2.) You get to talk about yourself in the third person, as if you were the Queen of England or the Dowager Countess. This is fun even if you’re just saying “Mama loves you!” to the baby. But it’s especially great if you’re passive aggressive like I am. It allows you to make demands on behalf of someone else, only guess what, that someone else is you! I realized this early on, when I was pregnant and would say things like, “the baby wants apple crisp.” Now that my little accomplice is on the outside, I have ammended those things to “Mama’s hungry” or “Mama’s tired” and somehow the people listening feel compelled to help me address those issues, because I’m not just gluttonous, lazy Eleni. I’m a hardworking mama! You may be thinking I’m evil by this point (and we’re only on point 2!) But I’m evil like a genius!

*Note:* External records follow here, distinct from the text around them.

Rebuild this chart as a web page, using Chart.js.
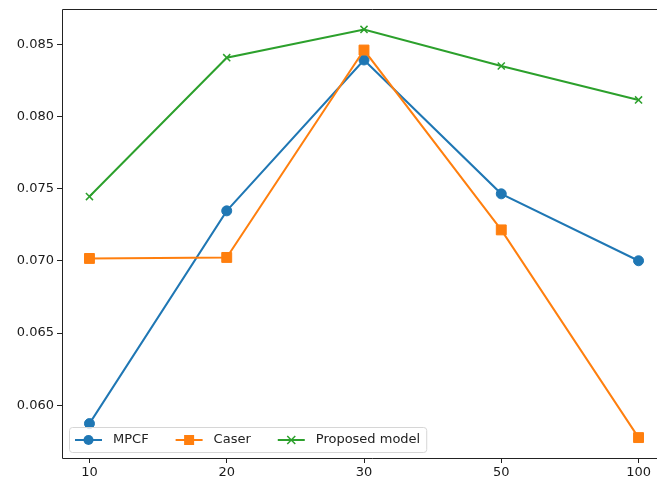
<!DOCTYPE html>
<html>
<head>
<meta charset="utf-8">
<script src="https://cdn.jsdelivr.net/npm/chart.js@4.4.1/dist/chart.umd.min.js"></script>
<style>
  html, body { margin: 0; padding: 0; background: #fff; overflow: hidden; }
  #wrap { width: 657px; height: 484px; overflow: hidden; position: relative; }
  #lineChart { position: absolute; left: 0; top: 0; }
</style>
</head>
<body>
<div id="wrap"><canvas id="lineChart" width="682" height="484"></canvas></div>
<script>
// data
const categories = ['10', '20', '30', '50', '100'];
const mpcf = [0.05872, 0.07347, 0.08393, 0.07465, 0.07001];
const caser = [0.07017, 0.07024, 0.08462, 0.07215, 0.05775];
const proposed = [0.07446, 0.08409, 0.08605, 0.08351, 0.08116];
const yTicks = [0.060, 0.065, 0.070, 0.075, 0.080, 0.085];

const FONT = '"DejaVu Sans", sans-serif';

function toPoints(arr) {
    return arr.map((v, i) => ({x: i, y: v}));
}

function drawMarker(ctx, style, x, y, color) {
    ctx.save();
    ctx.fillStyle = color;
    ctx.strokeStyle = color;
    if (style === 'circle') {
        ctx.beginPath();
        ctx.arc(x, y, 5, 0, Math.PI * 2);
        ctx.fill();
    } else if (style === 'rect') {
        ctx.fillRect(x - 5, y - 5, 10, 10);
    } else {
        ctx.lineWidth = 1.5;
        ctx.beginPath();
        ctx.moveTo(x - 4, y - 4); ctx.lineTo(x + 4, y + 4);
        ctx.moveTo(x + 4, y - 4); ctx.lineTo(x - 4, y + 4);
        ctx.stroke();
    }
    ctx.restore();
}

// spines (right one falls outside the picture) + matplotlib style legend
const framePlugin = {
    id: 'frame',
    afterDraw(chart) {
        const {ctx} = chart;
        const xs = chart.scales.x, ys = chart.scales.y;
        const l = Math.round(xs.getPixelForValue(xs.min)) + 0.5;
        const r = chart.width;
        const t = Math.round(ys.getPixelForValue(ys.max)) + 0.5;
        const b = Math.round(ys.getPixelForValue(ys.min)) + 0.5;
        ctx.save();
        ctx.strokeStyle = '#222';
        ctx.lineWidth = 1;
        ctx.beginPath();
        ctx.moveTo(r, t); ctx.lineTo(l, t); ctx.lineTo(l, b); ctx.lineTo(r, b);
        ctx.stroke();

        // legend
        const bx = 69, by = 427, bh = 25;
        ctx.font = '13px ' + FONT;
        let x = bx + 6;
        const items = chart.data.datasets.map(ds => ({
            label: ds.label, color: ds.borderColor, style: ds.pointStyle,
            w: ctx.measureText(ds.label).width
        }));
        let total = 6;
        items.forEach((it, i) => { total += 27 + 11 + it.w + (i < items.length - 1 ? 27 : 6); });
        ctx.beginPath();
        ctx.roundRect(bx + 0.5, by + 0.5, total, bh, 3);
        ctx.fillStyle = 'rgba(255,255,255,0.8)';
        ctx.fill();
        ctx.strokeStyle = '#d6d6d6';
        ctx.stroke();
        const cy = by + bh / 2 + 0.5;
        items.forEach(it => {
            ctx.strokeStyle = it.color;
            ctx.lineWidth = 2;
            ctx.beginPath();
            ctx.moveTo(x, cy); ctx.lineTo(x + 27, cy);
            ctx.stroke();
            drawMarker(ctx, it.style, x + 13.5, cy, it.color);
            ctx.fillStyle = '#222';
            ctx.textBaseline = 'middle';
            ctx.fillText(it.label, x + 38, cy);
            x += 27 + 11 + it.w + 27;
        });
        ctx.restore();
    }
};

new Chart(document.getElementById('lineChart'), {
    type: 'line',
    data: {
        datasets: [
            {label: 'MPCF', data: toPoints(mpcf), borderColor: '#1f77b4', backgroundColor: '#1f77b4',
             pointStyle: 'circle', pointRadius: 5, order: 3},
            {label: 'Caser', data: toPoints(caser), borderColor: '#ff7f0e', backgroundColor: '#ff7f0e',
             pointStyle: 'rect', pointRadius: 7, order: 2},
            {label: 'Proposed model', data: toPoints(proposed), borderColor: '#2ca02c', backgroundColor: '#2ca02c',
             pointStyle: 'crossRot', pointRadius: 5, pointBorderWidth: 1.5, order: 1}
        ]
    },
    options: {
        responsive: false,
        animation: false,
        layout: {padding: {top: 9, right: 16, left: 0, bottom: 0}},
        elements: {
            line: {borderWidth: 2, tension: 0, fill: false},
            point: {borderWidth: 1}
        },
        plugins: {
            legend: {display: false},
            tooltip: {enabled: false}
        },
        scales: {
            x: {
                type: 'linear',
                min: -0.2,
                max: 4.2,
                afterBuildTicks: axis => { axis.ticks = categories.map((c, i) => ({value: i})); },
                afterFit: axis => { axis.height = 26; axis.paddingLeft = 0; axis.paddingRight = 0; },
                grid: {drawOnChartArea: false, tickLength: 5, color: '#222'},
                border: {display: false},
                ticks: {
                    callback: v => categories[v],
                    color: '#1a1a1a',
                    font: {family: FONT, size: 13},
                    padding: 2,
                    maxRotation: 0
                }
            },
            y: {
                min: 0.056335,
                max: 0.087465,
                afterBuildTicks: axis => { axis.ticks = yTicks.map(v => ({value: v})); },
                afterFit: axis => { axis.width = 62; axis.paddingTop = 0; axis.paddingBottom = 0; },
                grid: {drawOnChartArea: false, tickLength: 5, color: '#222'},
                border: {display: false},
                ticks: {
                    callback: v => v.toFixed(3),
                    color: '#1a1a1a',
                    font: {family: FONT, size: 13},
                    padding: 3
                }
            }
        }
    },
    plugins: [framePlugin]
});
</script>
</body>
</html>
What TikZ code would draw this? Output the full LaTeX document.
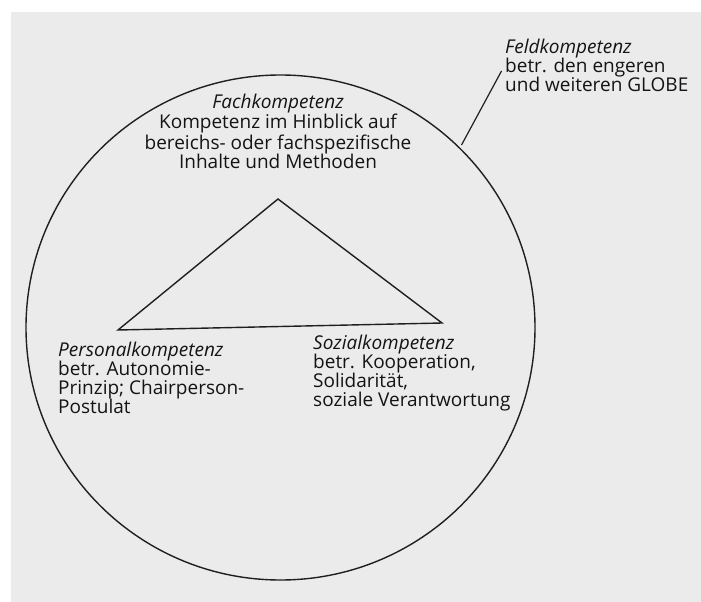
\documentclass[tikz,border=0pt]{standalone}
\usepackage{fontspec}
\setmainfont{Open Sans}
\begin{document}
\begin{tikzpicture}[x=1pt,y=-1pt,
  ink/.style={draw=black!88, line width=1.4pt},
  label/.style={inner sep=0pt, font=\fontsize{19}{19}\selectfont, text=black!92}]
% scanned page: white margin, grey paper
\useasboundingbox (0,0) rectangle (701,602);
\fill[white] (0,0) rectangle (701,602);
\fill[black!8] (11,12) rectangle (701,602);
% outer circle (field) and inner triangle
\draw[ink] (280.5,327.5) ellipse [x radius=254.5, y radius=252.5];
\coordinate (apex) at (278,199);
\coordinate (bl) at (118,330);
\coordinate (br) at (442,323);
\draw[ink, line join=miter] (apex) -- (br) -- (bl) -- cycle;
% texts (anchored at the baseline of the last line)
\node[label, anchor=base, align=center] (fach) at (278,168)
  {\textit{Fachkompetenz}\\Kompetenz im Hinblick auf\\bereichs- oder fachspezifische\\Inhalte und Methoden};
\node[label, anchor=base west, align=left] (feld) at (505,91)
  {\textit{Feldkompetenz}\\betr. den engeren\\und weiteren GLOBE};
\node[label, anchor=base west, align=left] (pers) at (58,413)
  {\textit{Personalkompetenz}\\betr. Autonomie-\\Prinzip; Chairperson-\\Postulat};
\node[label, anchor=base west, align=left] (sozi) at (313,406)
  {\textit{Sozialkompetenz}\\betr. Kooperation,\\Solidarität,\\soziale Verantwortung};
% leader from the circle to the field label
\coordinate (lead) at (501.5,71);
\coordinate (rim) at (461.5,145);
\draw[ink, line width=1.2pt] (rim) -- (lead);
\end{tikzpicture}
\end{document}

3.) The people around you seriously lower their expectations. These days, if my hair doesn’t have vomit in it my husband’s all, “You look great! What did you do to your hair?” And I know that the poor man has to live with me so he’s just trying to get on my good side. But it’s not just him. Unless you’re a celebrity mom–so Halle Berry, Jessica Alba, and Heidi Klum, stop reading right now. You can join us again next week–people expect you to look as huge and overwhelmed as you did the first month or so after birth for years. If you can manage to put on clothes that match and step outside the house, I guarantee someone (usually a young man or woman who fears motherhood and has never really been around babies or moms) will ask, “How old is the baby?” Say anything under six months and they’ll say, “Wow, you look great!”
It’s not just the looks thing either. You can forget birthdays, stretch deadlines, or cut your productivity in half and no one’s surprised. Now, I realize that I’m outing myself as a slacker here and one shouldn’t really use “Mommy brain” as an excuse for everything. But it’s true! This mommy thing is overwhelming! And you do have way less time to get anything done. So I appreciate the slack people are cutting me and I plan to work it for the next 18-20 years. Consider yourselves warned.

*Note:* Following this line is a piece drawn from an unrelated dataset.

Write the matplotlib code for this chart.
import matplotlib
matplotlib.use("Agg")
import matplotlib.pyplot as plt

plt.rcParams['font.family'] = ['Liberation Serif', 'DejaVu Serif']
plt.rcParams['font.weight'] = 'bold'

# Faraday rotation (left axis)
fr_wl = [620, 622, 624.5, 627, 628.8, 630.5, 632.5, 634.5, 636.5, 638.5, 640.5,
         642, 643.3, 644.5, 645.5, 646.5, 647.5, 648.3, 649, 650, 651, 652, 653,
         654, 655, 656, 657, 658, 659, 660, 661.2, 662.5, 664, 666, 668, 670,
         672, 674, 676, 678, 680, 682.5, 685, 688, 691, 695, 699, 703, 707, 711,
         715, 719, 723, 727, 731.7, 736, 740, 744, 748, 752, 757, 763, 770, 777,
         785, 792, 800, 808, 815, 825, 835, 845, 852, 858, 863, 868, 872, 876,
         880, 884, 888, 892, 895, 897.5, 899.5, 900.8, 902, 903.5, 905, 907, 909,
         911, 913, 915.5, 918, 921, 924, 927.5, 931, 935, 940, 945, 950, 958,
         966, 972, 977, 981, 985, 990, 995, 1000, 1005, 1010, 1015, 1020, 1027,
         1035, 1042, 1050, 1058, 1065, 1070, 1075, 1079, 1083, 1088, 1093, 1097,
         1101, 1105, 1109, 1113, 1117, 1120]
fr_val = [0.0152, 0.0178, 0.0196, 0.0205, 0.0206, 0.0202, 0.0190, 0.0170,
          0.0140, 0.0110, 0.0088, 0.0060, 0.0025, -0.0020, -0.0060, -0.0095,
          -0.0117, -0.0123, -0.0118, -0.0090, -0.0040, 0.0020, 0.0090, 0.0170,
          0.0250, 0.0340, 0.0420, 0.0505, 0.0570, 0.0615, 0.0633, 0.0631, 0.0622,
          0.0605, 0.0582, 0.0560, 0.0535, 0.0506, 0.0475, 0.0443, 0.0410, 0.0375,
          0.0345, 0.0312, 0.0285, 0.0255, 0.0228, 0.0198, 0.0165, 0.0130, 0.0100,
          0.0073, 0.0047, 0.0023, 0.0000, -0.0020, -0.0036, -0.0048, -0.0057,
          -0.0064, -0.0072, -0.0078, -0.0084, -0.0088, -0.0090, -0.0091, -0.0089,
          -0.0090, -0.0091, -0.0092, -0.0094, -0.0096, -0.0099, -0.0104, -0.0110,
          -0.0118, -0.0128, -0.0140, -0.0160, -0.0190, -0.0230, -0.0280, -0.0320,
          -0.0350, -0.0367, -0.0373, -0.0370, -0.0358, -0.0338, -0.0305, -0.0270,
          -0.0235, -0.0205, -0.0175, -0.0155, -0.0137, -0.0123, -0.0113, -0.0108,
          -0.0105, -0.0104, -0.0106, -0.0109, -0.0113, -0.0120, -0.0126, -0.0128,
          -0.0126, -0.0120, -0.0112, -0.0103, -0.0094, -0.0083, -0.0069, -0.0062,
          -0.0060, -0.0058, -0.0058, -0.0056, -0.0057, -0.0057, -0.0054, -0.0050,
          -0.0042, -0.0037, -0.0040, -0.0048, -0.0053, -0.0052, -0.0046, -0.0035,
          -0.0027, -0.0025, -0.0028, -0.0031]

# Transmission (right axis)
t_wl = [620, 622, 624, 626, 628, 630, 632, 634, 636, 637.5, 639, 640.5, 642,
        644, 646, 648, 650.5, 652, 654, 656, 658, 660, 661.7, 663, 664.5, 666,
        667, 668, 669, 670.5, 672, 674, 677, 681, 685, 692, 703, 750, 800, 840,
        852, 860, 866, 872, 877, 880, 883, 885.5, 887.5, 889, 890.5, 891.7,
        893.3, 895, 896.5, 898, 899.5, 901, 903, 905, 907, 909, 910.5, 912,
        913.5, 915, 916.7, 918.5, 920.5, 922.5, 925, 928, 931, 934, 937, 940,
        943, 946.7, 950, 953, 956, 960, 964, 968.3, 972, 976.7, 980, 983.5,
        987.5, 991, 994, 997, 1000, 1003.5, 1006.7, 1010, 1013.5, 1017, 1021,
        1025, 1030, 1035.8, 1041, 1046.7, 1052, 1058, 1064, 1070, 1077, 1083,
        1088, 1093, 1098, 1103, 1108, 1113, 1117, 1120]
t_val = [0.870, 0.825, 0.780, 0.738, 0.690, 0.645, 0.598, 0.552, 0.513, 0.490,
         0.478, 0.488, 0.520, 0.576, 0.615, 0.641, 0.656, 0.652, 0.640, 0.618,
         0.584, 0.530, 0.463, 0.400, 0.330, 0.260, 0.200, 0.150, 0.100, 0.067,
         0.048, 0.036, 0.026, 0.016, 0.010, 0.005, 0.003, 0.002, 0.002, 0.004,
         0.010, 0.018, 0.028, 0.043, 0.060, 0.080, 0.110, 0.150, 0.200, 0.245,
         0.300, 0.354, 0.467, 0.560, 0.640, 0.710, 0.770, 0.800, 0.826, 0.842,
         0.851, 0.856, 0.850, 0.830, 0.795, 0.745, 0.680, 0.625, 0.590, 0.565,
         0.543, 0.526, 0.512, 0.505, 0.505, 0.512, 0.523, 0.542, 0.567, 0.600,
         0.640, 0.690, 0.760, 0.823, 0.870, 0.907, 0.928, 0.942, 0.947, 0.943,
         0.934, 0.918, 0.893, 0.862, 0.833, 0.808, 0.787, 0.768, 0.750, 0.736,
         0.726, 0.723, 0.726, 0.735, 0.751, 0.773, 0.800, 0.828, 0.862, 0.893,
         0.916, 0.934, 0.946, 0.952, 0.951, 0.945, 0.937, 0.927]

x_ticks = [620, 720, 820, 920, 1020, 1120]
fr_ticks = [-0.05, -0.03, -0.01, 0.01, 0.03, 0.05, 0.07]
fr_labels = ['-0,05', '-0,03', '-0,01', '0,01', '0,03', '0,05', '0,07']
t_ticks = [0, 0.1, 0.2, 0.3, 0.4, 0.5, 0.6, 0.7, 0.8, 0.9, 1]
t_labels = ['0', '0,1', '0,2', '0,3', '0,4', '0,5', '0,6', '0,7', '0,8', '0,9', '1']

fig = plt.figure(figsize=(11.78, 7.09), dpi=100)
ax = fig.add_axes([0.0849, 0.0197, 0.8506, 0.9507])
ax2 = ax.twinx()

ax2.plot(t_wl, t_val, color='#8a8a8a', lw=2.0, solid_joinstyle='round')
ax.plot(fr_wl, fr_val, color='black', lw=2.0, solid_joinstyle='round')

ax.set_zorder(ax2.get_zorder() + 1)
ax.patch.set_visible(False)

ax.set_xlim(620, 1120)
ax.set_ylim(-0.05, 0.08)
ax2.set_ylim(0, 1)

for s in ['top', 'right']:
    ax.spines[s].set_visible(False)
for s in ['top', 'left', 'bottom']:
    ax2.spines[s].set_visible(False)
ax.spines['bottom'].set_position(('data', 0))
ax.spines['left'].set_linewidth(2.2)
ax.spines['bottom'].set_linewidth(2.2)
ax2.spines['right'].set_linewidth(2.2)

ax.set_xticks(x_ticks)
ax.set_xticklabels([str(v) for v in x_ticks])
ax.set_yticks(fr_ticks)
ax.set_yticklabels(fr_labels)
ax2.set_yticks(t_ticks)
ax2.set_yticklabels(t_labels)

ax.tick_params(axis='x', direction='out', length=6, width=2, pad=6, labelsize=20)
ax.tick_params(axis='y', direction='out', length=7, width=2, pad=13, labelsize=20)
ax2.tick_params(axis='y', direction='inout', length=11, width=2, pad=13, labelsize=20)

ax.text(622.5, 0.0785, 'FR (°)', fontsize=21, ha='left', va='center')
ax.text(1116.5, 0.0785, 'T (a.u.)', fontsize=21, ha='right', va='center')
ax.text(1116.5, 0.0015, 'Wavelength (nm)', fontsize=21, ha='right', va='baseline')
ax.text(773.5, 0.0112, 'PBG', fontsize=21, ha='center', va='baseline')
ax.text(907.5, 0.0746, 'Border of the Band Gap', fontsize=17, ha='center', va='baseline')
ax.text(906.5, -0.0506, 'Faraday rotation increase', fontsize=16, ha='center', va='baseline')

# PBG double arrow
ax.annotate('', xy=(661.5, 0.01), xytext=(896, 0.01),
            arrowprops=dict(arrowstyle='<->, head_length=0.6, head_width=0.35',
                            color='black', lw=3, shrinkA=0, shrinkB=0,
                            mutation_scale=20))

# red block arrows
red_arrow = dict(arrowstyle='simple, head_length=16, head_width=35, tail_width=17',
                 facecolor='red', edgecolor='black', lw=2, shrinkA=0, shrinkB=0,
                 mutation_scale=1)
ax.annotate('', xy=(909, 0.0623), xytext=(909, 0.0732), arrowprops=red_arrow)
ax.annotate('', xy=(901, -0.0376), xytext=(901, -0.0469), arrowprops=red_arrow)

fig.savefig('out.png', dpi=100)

4.) People give you free things. I’ve been given extra slices of banana bread and free iced coffees at two different Starbucks. And I realize that this comes from misguided love for the baby (I think the banana bread guy thought she was capable of eating a piece as well) or plain old pity, or a desire to clear the riff-raff out of the store. (During the iced coffee incident Amalía and I were covered in mashed apple puree and other unidentifiable substances and we smelled bad, too.) But I’ll take it! If we stink up enough Starbucks to feed ourselves for a few years, Amalía can accummulate a nice fat college fund!
5.) You get to sing a capella, made-up songs about poo poo all day long. I didn’t realize that this was something I’d ever want to do, but it’s really, shockingly fun. And it’s not just scatalogical musical humor either. I realize I have made up lyrics and music for virtually every moment of the day, and because there’s a baby listening, no one can call me criminally insane. Like, she smiles a big fat smile, and I sing, “My fatty fat face! You are my fat face! You are the cutest little fat face…IN THE LAND!” (I am trying to ammend this to My Sweetie Sweetface before she starts to understand words, for obvious reasons.) There’s the bathtime song for when I am cleaning the folds under her double chins and in her arms and legs: “Can I wash your nooks and crannies? Can I wash them, yes I can. Can I wash your nooks and crannies? Sweetest baby known to man.”
Now, my husband and I have made up the Ballad of Amalía, which makes a lot more logical sense than the above. (It contains lyrics such as “I was born in Miami Beach on an August Day. And if I could talk I’d have much to say. What?”) But most of what I sing all day is virtually unintelligible or borderline offensive. And the beauty of a baby is–she’s not going to complain. No sir. Whatever crazy thing I sing, she’s going to smile at me like I’m Unicorn-Mermaid-Santa, and that is better than an entire season of Law and Order.